When a book is wrapped in paper, you don’t get a chance to judge it by its cover. Several bookshops are offering sales for “Blind Date with a Book,” for those who choose to spend Valentine’s Day with their one true love — a good book.
“Blind Date with a Book” doesn’t celebrate a romantic love, but a love for reading. The relatively new trend has bookstores selling books, wrapped in paper to hide the titles and authors — leaving customers with no way of knowing what they are purchasing.
Bookshop Santa Cruz fiction manager Rico Lange said the appeal behind going on a “blind date with a book” is to expose oneself to a new and different reading experience.
“It’s very popular for sure,” Lange said. “It’s a lot of fun for people. It’s a way to take a chance and find a book or an author you wouldn’t come across on your own.”

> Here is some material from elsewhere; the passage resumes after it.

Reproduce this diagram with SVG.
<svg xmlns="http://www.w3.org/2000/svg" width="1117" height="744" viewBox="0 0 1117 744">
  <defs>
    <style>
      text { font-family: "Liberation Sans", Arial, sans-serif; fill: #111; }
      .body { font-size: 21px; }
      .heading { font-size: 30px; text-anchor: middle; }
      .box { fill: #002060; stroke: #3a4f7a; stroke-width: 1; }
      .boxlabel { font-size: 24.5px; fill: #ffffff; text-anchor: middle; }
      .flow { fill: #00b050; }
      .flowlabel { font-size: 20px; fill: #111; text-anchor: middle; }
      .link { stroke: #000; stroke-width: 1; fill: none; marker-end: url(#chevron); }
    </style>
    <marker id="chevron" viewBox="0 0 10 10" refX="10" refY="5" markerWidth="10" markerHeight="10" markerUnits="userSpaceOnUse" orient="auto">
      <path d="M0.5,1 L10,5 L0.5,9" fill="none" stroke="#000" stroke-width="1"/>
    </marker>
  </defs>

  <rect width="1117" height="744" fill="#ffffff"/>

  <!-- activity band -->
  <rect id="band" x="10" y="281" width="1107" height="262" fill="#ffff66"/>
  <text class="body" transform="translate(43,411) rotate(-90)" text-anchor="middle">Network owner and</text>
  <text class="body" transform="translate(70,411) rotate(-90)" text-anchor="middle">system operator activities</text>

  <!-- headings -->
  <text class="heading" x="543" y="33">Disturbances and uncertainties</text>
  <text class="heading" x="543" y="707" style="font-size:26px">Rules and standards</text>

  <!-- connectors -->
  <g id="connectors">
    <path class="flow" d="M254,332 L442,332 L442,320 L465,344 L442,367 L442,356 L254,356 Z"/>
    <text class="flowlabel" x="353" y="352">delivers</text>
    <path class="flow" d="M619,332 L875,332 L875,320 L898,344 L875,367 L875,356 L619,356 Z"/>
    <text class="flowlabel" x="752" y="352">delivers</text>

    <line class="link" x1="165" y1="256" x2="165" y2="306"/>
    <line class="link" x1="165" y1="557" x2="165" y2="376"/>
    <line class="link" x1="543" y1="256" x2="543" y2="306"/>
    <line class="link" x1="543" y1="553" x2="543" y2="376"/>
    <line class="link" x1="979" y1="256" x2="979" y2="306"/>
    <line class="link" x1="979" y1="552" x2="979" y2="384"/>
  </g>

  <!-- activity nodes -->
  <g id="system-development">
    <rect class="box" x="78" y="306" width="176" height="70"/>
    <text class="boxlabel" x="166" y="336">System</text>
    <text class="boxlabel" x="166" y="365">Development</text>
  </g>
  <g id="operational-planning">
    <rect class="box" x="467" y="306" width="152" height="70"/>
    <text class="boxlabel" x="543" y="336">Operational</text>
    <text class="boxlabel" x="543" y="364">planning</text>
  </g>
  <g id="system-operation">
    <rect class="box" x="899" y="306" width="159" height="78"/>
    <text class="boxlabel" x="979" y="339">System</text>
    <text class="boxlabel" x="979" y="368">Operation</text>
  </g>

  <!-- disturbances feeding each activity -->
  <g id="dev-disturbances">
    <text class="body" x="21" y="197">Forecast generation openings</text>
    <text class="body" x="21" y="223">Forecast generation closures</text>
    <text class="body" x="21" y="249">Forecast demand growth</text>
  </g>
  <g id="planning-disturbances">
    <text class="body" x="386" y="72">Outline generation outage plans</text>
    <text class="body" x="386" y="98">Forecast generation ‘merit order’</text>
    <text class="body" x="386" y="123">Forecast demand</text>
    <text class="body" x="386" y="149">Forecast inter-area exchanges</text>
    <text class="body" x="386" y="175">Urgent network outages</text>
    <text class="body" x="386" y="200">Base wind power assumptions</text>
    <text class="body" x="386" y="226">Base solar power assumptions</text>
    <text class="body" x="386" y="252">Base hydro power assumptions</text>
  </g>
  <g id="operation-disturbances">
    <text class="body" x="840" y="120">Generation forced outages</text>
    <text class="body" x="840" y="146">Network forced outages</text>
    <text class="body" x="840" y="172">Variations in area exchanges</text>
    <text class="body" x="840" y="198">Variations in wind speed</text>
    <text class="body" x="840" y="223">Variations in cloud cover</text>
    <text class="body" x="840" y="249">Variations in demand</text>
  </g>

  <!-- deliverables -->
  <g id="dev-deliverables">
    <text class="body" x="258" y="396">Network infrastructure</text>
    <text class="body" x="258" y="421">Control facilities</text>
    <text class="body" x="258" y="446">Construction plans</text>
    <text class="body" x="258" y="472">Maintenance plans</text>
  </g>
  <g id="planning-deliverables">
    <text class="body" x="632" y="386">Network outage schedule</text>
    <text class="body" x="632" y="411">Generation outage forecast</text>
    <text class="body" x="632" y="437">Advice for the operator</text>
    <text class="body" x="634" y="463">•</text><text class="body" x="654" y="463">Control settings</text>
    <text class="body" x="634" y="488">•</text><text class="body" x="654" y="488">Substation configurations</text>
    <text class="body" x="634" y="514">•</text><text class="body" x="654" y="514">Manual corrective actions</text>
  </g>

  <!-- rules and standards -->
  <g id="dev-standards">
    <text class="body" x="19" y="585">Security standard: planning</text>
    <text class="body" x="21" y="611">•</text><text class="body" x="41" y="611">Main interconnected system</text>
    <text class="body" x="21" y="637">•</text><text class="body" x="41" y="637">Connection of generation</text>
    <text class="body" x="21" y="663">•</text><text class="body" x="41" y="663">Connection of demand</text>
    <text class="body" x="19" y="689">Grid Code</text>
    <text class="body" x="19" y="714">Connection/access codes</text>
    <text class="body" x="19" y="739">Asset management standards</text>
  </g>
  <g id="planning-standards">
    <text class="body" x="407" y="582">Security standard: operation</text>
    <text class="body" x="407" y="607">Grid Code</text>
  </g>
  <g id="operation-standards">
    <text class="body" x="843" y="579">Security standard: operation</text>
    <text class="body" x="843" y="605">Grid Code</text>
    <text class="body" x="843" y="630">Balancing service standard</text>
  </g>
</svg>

Lange said “blind date with a book” is available for about three weeks leading up to Valentine’s Day. Bookshop Santa Cruz employs multiple section managers for the shop’s different sections and genres — with each section generating a list of recommended titles for the promotion. From there, the shop’s marketing team narrows these lists down to about a dozen titles that make the final cut for “blind dates.”

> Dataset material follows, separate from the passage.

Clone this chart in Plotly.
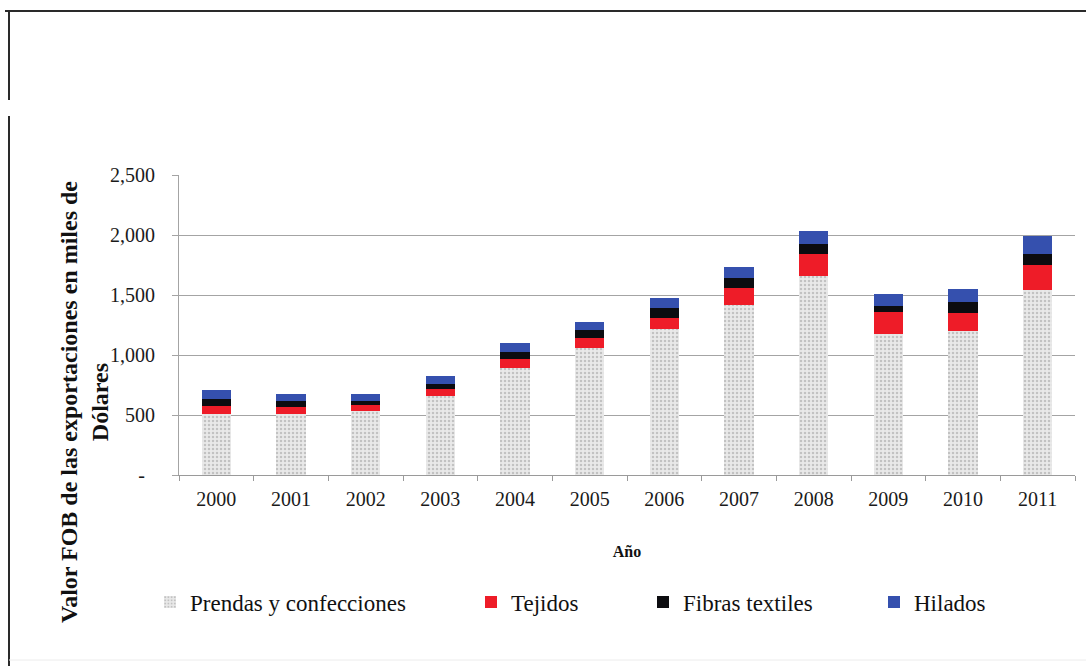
import plotly.graph_objects as go

# Exportaciones textiles por año (miles de dólares FOB)
years = ["2000", "2001", "2002", "2003", "2004", "2005",
         "2006", "2007", "2008", "2009", "2010", "2011"]
prendas = [505, 505, 530, 655, 889, 1060, 1215, 1415, 1655, 1175, 1200, 1540]
tejidos = [70, 64, 50, 60, 78, 78, 97, 140, 190, 185, 150, 208]
fibras = [60, 48, 36, 47, 55, 70, 80, 88, 78, 47, 90, 97]
hilados = [70, 55, 61, 61, 75, 70, 84, 92, 108, 100, 112, 145]

y_ticks = [0, 500, 1000, 1500, 2000, 2500]
y_ticktext = ["-\u00a0\u00a0", "500", "1,000", "1,500", "2,000", "2,500"]

SERIF = "Liberation Serif"

# plot area in pixels (used to convert page positions to paper coords)
W, H = 1086, 666
L, R, T, B = 179, 11, 175, 191
PW, PH = W - L - R, H - T - B


def px_x(px):
    return (px - L) / PW


def px_y(py):
    return (H - B - py) / PH


fig = go.Figure()

fig.add_trace(go.Bar(
    x=years, y=prendas, name="Prendas y confecciones", legend="legend",
    showlegend=True,
    marker=dict(color="#e6e6e6", line=dict(width=0),
                pattern=dict(shape=".", fgcolor="#9a9a9a", bgcolor="#e9e9e9",
                             size=4, solidity=0.3)),
))
fig.add_trace(go.Bar(
    x=years, y=tejidos, name="Tejidos", legend="legend2", showlegend=True,
    marker=dict(color="#ee1c28", line=dict(width=0)),
))
fig.add_trace(go.Bar(
    x=years, y=fibras, name="Fibras textiles", legend="legend3", showlegend=True,
    marker=dict(color="#0c0c10", line=dict(width=0)),
))
fig.add_trace(go.Bar(
    x=years, y=hilados, name="Hilados", legend="legend4", showlegend=True,
    marker=dict(color="#3550ae", line=dict(width=0)),
))

legend_common = dict(
    orientation="h", yanchor="middle", xanchor="left",
    font=dict(family=SERIF, size=23, color="#111"),
    bgcolor="rgba(0,0,0,0)", borderwidth=0, visible=True,
)
legend_y = px_y(602)

# page frame
frame = dict(type="line", xref="paper", yref="paper",
             line=dict(color="#2a2a2a", width=2))
shapes = [
    dict(frame, x0=px_x(5), x1=px_x(1086), y0=px_y(11), y1=px_y(11)),
    dict(frame, x0=px_x(9), x1=px_x(9), y0=px_y(11), y1=px_y(100)),
    dict(frame, x0=px_x(9), x1=px_x(9), y0=px_y(116), y1=px_y(666)),
    dict(type="line", xref="paper", yref="paper",
         x0=px_x(9), x1=px_x(1086), y0=px_y(660), y1=px_y(660),
         line=dict(color="#ececec", width=1)),
]

fig.update_layout(
    width=W, height=H,
    margin=dict(l=L, r=R, t=T, b=B, autoexpand=False),
    paper_bgcolor="white", plot_bgcolor="white",
    barmode="stack", bargap=0.61, showlegend=True,
    font=dict(family=SERIF, color="#1a1a1a"),
    legend=dict(legend_common, x=px_x(150), y=legend_y),
    legend2=dict(legend_common, x=px_x(471), y=legend_y),
    legend3=dict(legend_common, x=px_x(643), y=legend_y),
    legend4=dict(legend_common, x=px_x(874), y=legend_y),
    xaxis=dict(
        type="category", showline=True, linecolor="#9a9a9a", linewidth=1,
        ticks="outside", tickson="boundaries", ticklen=5, tickcolor="#9a9a9a",
        ticklabelstandoff=6,
        tickfont=dict(family=SERIF, size=20, color="#1a1a1a"),
        title=dict(text="Año", standoff=36,
                   font=dict(family=SERIF, size=16, color="#111", weight="bold")),
    ),
    yaxis=dict(
        range=[0, 2500], tickvals=y_ticks, ticktext=y_ticktext,
        showgrid=True, gridcolor="#a4a4a4", gridwidth=1,
        showline=True, linecolor="#a4a4a4", linewidth=1, zeroline=False,
        ticks="outside", ticklen=6, tickcolor="#a4a4a4", ticklabelstandoff=13,
        tickfont=dict(family=SERIF, size=20, color="#1a1a1a"),
    ),
    annotations=[dict(
        text="Valor FOB de las exportaciones en miles de<br>Dólares",
        xref="paper", yref="paper", x=px_x(84), y=px_y(402),
        xanchor="center", yanchor="middle", textangle=-90, showarrow=False,
        font=dict(family=SERIF, size=24, color="#111", weight="bold"),
    )],
    shapes=shapes,
)

fig.write_html("out.html")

At UC Santa Cruz, literary magazine Red Wheelbarrow also hosts “Blind Date with a Book” multiple times throughout the year. At its Feb. 13 event, which will be hosted outside of the Cowell/Stevenson Dining Hall, the organization will sell used wrapped books ranging from $1 to $6. All proceeds from the event will go toward publishing the organization’s yearly anthology.

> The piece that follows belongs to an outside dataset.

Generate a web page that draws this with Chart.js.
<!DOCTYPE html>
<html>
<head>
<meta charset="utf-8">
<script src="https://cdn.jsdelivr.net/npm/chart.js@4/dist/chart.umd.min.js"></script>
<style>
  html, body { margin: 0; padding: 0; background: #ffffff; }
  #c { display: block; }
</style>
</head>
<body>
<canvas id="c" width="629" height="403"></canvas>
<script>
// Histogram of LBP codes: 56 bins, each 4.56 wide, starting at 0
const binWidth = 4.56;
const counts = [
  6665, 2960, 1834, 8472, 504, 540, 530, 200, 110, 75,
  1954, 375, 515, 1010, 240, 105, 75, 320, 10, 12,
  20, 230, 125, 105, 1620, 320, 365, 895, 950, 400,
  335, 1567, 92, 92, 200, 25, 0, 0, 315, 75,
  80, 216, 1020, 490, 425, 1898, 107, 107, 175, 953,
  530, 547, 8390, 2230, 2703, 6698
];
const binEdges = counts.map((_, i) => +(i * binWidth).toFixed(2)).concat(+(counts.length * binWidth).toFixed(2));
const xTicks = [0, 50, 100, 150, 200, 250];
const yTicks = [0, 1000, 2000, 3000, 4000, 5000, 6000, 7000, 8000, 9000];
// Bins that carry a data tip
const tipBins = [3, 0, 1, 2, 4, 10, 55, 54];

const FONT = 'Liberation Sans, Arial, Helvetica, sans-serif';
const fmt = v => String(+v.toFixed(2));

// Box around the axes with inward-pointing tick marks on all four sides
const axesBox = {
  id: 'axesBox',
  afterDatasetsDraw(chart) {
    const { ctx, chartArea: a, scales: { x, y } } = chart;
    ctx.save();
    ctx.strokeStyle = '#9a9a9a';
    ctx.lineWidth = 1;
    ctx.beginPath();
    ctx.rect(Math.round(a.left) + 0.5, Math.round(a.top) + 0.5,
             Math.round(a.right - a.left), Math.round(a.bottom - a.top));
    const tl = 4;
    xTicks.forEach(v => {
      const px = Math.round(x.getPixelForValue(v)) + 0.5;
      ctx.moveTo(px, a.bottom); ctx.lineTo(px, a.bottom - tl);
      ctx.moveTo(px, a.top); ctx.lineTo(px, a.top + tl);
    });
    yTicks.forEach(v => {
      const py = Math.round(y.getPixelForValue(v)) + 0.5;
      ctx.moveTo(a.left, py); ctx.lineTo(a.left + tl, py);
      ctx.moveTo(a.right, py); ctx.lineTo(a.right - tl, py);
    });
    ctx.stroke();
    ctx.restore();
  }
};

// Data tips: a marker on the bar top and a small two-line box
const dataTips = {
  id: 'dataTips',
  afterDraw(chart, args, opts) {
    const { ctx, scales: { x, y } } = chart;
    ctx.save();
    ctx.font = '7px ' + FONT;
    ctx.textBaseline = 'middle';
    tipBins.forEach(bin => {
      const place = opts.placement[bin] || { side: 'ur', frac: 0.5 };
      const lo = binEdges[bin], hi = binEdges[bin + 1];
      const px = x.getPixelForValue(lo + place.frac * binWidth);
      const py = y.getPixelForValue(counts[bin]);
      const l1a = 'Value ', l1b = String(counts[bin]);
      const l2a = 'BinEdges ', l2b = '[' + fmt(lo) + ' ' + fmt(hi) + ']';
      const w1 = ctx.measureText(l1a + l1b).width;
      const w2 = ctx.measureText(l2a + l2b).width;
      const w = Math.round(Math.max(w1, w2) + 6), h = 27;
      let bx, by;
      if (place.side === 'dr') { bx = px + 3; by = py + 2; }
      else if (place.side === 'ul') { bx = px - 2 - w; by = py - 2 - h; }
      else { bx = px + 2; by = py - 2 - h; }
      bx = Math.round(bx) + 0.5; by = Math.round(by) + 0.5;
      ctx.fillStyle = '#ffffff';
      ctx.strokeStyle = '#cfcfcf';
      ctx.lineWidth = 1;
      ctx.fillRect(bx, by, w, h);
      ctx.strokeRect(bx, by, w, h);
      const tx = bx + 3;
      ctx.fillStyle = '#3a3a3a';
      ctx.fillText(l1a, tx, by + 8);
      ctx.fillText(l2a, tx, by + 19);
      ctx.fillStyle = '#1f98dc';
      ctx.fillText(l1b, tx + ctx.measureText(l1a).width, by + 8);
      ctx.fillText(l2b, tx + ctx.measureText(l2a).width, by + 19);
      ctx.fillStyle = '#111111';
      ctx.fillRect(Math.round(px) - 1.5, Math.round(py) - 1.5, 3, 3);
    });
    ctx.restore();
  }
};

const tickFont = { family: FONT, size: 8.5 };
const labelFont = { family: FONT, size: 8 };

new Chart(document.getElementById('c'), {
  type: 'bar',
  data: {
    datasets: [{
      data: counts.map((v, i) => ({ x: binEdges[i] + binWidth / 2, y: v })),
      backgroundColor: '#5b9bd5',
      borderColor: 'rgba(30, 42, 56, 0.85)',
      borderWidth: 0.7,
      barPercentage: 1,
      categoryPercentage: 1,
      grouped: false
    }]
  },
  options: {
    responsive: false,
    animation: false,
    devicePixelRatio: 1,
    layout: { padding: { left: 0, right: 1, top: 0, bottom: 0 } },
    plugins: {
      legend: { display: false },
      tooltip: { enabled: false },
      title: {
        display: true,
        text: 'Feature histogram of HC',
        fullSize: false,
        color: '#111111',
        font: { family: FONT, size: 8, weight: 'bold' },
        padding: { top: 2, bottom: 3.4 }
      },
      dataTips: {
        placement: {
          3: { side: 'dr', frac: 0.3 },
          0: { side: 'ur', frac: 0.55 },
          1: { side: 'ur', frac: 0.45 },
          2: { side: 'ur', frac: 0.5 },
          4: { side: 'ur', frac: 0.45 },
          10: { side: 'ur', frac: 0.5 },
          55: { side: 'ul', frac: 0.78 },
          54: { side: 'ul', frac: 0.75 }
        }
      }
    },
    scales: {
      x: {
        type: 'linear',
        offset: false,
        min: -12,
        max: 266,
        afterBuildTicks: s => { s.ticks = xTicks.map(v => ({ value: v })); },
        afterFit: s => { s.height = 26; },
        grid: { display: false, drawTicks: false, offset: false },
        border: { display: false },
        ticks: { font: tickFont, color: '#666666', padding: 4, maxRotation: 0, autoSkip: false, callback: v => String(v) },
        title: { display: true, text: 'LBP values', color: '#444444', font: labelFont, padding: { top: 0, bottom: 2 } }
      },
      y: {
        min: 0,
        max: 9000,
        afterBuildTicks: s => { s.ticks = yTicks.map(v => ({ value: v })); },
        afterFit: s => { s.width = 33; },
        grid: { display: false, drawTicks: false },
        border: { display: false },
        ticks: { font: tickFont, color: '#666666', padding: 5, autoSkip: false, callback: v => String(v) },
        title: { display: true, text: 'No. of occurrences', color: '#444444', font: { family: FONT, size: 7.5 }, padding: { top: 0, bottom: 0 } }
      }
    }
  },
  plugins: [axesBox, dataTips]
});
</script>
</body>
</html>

The promotion also extends beyond Santa Cruz and reaches all the way to Mountain View, where Book Buyers — a bookstore specializing in buying and selling used books — hosts a similar event.
Amy Helmig, a buyer for Book Buyers and the employee who organizes “Blind Date with a Book,” said the promotion’s popularity spreads far beyond the Valentine’s Day season.
“People asked for it throughout the year and I felt bad that we didn’t have it available all year,” Helmig said.
Since Book Buyers specializes in the buying and selling of used books, Helmig said its method of choosing “blind date” books is somewhat different from the strategy Bookshop Santa Cruz uses.
“We choose best-sellers or award-winning books, Pulitzer and Nobel Prize winners, fiction, nonfiction, poetry and plays,” Helmig said. “People may not be drawn to those sections naturally, but when they hear a blurb about it, they might be more interested and more willing to pick it up.”